**WORK TO BE COMPLETED**
Leave out every picture, and retype exactly the lines from the line with "Clone this chart in Apache ECharts." through the line with "4.93, 4.27, 4.76];", both ends included.
══════════════════════════════
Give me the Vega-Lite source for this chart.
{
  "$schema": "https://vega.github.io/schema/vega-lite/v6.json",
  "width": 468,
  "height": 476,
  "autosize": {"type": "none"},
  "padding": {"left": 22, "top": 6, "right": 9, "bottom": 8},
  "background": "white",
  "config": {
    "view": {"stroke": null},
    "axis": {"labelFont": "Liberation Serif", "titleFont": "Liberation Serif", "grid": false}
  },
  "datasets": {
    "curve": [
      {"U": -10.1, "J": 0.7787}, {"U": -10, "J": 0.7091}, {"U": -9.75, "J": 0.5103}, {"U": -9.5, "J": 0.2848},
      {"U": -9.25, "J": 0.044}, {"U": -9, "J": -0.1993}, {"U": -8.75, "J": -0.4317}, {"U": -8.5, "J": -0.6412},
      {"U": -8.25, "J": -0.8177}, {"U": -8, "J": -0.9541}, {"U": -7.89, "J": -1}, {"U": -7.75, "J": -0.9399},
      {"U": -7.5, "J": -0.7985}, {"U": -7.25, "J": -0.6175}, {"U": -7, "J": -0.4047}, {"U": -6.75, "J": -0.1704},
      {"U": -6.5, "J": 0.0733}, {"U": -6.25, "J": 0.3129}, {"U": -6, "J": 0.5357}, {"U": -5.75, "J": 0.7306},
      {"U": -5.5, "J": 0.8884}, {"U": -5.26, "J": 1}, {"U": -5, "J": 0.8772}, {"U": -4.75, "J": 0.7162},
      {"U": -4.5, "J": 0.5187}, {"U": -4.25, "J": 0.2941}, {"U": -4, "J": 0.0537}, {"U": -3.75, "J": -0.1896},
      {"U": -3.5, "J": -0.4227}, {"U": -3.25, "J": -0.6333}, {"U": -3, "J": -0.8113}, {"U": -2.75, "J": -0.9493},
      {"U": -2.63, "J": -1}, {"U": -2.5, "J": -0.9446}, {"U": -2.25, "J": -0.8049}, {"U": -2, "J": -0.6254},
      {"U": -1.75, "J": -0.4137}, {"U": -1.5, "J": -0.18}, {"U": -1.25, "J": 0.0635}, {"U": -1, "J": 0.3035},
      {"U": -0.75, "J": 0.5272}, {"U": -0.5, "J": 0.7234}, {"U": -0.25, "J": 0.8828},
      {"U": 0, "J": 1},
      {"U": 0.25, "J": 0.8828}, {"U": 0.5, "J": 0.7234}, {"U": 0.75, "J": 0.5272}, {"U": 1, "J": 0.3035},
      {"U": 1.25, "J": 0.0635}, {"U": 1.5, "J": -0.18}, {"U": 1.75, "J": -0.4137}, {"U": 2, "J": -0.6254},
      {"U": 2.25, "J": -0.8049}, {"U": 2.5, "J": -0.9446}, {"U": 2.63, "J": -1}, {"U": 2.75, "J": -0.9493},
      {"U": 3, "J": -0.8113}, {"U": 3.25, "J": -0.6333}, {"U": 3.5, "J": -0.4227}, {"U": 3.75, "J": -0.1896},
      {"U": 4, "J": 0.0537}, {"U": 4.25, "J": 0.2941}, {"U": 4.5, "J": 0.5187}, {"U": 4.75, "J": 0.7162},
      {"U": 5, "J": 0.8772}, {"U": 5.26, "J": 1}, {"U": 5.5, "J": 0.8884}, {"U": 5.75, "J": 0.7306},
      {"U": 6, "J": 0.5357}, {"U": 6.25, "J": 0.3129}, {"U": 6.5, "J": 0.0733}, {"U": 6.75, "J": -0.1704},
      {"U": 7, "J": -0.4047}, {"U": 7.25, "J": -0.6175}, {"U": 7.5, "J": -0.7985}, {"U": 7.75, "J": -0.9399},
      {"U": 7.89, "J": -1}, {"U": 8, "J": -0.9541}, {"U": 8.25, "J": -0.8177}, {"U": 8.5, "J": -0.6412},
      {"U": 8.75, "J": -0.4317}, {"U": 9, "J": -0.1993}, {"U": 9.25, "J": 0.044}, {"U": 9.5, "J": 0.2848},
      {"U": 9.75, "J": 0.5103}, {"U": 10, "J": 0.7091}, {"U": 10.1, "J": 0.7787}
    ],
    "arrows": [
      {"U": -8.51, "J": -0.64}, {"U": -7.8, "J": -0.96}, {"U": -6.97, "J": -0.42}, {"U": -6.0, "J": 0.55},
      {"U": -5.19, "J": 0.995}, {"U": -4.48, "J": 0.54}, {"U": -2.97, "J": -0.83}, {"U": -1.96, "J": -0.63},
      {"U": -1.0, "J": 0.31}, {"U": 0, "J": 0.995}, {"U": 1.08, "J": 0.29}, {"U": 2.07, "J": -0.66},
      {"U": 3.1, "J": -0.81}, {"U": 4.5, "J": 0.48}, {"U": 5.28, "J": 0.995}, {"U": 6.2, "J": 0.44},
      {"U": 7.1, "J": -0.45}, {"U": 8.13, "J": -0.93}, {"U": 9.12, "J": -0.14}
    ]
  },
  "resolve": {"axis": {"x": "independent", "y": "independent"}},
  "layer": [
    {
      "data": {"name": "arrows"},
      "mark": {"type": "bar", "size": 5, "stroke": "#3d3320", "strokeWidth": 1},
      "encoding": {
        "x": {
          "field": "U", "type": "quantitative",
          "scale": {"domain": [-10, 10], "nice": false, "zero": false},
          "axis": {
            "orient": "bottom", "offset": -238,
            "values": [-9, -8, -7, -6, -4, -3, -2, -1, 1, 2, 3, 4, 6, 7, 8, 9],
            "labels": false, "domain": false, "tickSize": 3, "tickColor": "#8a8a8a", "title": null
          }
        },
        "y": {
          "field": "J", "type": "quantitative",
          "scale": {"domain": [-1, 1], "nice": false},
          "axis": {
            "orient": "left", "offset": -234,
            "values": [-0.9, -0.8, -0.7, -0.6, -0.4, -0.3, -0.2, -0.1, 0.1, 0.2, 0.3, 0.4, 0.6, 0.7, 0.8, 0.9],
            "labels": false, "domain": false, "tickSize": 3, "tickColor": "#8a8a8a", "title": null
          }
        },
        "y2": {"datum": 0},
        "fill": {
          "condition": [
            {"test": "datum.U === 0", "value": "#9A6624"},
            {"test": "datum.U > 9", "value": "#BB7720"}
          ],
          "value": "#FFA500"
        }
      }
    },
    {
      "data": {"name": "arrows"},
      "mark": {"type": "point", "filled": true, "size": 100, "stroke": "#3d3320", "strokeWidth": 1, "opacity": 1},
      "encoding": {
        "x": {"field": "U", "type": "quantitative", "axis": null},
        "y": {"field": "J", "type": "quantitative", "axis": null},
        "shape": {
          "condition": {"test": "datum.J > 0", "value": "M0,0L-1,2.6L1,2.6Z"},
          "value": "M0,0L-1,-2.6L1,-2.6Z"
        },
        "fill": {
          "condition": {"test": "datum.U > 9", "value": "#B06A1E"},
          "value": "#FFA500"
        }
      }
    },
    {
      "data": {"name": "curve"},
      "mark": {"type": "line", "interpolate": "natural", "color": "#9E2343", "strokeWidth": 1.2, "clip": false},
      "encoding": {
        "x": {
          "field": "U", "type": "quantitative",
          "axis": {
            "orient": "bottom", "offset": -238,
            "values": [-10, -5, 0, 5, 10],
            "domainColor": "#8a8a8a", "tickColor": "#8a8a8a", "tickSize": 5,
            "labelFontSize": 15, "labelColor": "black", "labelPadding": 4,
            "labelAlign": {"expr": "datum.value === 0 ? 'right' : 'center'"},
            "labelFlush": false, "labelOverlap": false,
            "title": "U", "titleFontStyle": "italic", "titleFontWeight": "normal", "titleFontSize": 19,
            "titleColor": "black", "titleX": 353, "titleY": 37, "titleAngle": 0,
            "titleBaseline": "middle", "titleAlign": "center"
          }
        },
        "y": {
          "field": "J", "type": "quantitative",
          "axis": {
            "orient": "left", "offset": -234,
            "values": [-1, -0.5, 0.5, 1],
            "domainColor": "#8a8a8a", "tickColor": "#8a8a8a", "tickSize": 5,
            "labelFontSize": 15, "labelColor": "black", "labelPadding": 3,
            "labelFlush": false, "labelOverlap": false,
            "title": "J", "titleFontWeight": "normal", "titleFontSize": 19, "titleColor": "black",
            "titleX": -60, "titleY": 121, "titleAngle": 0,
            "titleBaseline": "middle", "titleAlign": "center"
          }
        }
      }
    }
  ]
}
══════════════════════════════
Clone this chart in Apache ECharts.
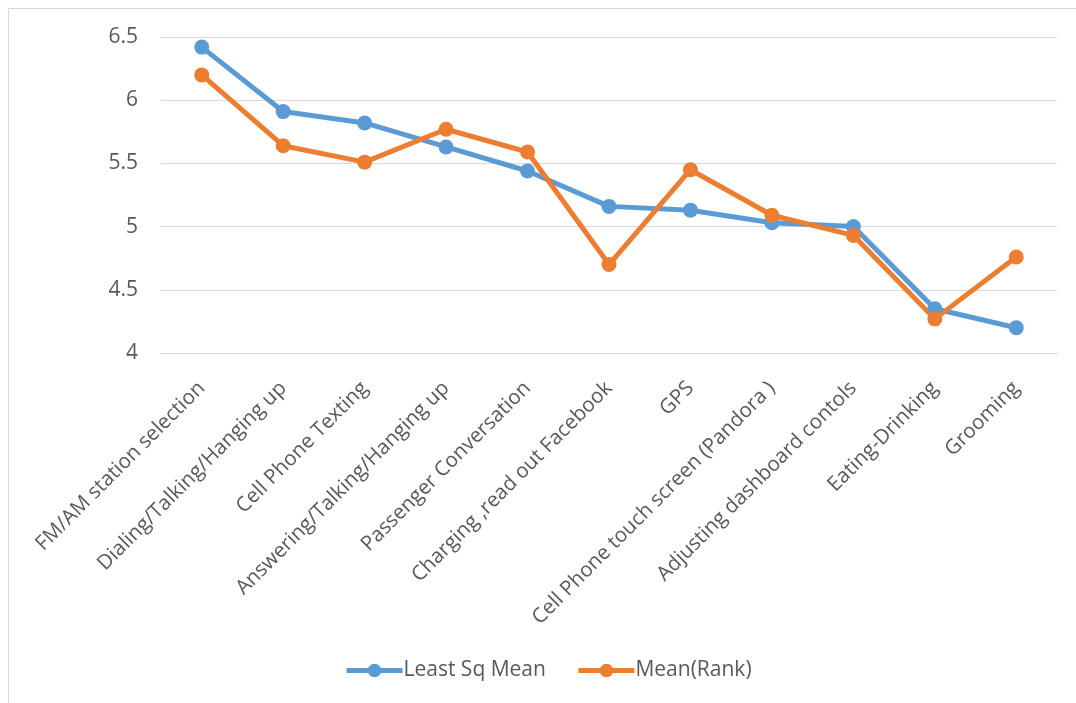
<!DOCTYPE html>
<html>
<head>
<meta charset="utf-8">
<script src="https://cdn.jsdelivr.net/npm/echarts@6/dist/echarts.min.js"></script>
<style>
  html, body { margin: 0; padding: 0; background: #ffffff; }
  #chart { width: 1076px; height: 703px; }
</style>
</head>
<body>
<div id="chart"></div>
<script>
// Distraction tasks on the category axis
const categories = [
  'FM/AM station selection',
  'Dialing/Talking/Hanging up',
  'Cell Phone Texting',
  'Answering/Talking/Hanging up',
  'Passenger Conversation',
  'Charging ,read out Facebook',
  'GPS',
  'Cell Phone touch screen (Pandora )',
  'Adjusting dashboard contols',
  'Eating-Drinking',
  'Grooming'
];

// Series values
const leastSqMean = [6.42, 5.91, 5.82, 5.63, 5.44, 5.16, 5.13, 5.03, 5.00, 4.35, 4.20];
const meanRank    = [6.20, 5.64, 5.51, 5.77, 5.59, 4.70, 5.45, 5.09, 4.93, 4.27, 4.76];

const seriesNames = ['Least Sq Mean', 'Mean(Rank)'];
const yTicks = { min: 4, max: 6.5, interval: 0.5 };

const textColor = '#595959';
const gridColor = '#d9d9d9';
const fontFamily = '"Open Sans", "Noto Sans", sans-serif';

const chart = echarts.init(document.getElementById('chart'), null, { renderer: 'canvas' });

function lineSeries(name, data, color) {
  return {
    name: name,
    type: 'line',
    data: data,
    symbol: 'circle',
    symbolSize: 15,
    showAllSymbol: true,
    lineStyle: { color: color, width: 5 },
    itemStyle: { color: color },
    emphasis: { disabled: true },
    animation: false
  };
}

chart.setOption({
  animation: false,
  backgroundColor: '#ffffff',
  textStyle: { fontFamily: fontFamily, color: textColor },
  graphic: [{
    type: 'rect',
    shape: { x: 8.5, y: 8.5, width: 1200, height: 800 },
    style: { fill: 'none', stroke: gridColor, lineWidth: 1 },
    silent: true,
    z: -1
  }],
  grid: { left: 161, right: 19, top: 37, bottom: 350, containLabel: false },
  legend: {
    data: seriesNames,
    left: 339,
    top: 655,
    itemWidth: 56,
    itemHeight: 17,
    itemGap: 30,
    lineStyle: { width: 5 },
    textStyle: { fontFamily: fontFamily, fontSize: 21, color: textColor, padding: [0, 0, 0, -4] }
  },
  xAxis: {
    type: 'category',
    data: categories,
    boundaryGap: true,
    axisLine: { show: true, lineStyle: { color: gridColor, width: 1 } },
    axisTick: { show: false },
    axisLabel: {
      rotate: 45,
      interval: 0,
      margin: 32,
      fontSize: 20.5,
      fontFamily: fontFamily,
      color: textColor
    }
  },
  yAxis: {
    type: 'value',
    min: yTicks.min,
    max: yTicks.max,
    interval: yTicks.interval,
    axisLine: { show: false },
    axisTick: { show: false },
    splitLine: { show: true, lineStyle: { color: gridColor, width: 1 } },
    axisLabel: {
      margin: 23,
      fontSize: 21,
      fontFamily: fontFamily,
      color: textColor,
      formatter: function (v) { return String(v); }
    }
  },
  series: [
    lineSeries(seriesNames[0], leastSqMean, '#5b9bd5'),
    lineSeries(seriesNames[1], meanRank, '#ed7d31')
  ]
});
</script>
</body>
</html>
══════════════════════════════
**EXERCISE RESPONSE**
Clone this chart in Apache ECharts.
<!DOCTYPE html>
<html>
<head>
<meta charset="utf-8">
<script src="https://cdn.jsdelivr.net/npm/echarts@6/dist/echarts.min.js"></script>
<style>
  html, body { margin: 0; padding: 0; background: #ffffff; }
  #chart { width: 1076px; height: 703px; }
</style>
</head>
<body>
<div id="chart"></div>
<script>
// Distraction tasks on the category axis
const categories = [
  'FM/AM station selection',
  'Dialing/Talking/Hanging up',
  'Cell Phone Texting',
  'Answering/Talking/Hanging up',
  'Passenger Conversation',
  'Charging ,read out Facebook',
  'GPS',
  'Cell Phone touch screen (Pandora )',
  'Adjusting dashboard contols',
  'Eating-Drinking',
  'Grooming'
];

// Series values
const leastSqMean = [6.42, 5.91, 5.82, 5.63, 5.44, 5.16, 5.13, 5.03, 5.00, 4.35, 4.20];
const meanRank    = [6.20, 5.64, 5.51, 5.77, 5.59, 4.70, 5.45, 5.09, 4.93, 4.27, 4.76];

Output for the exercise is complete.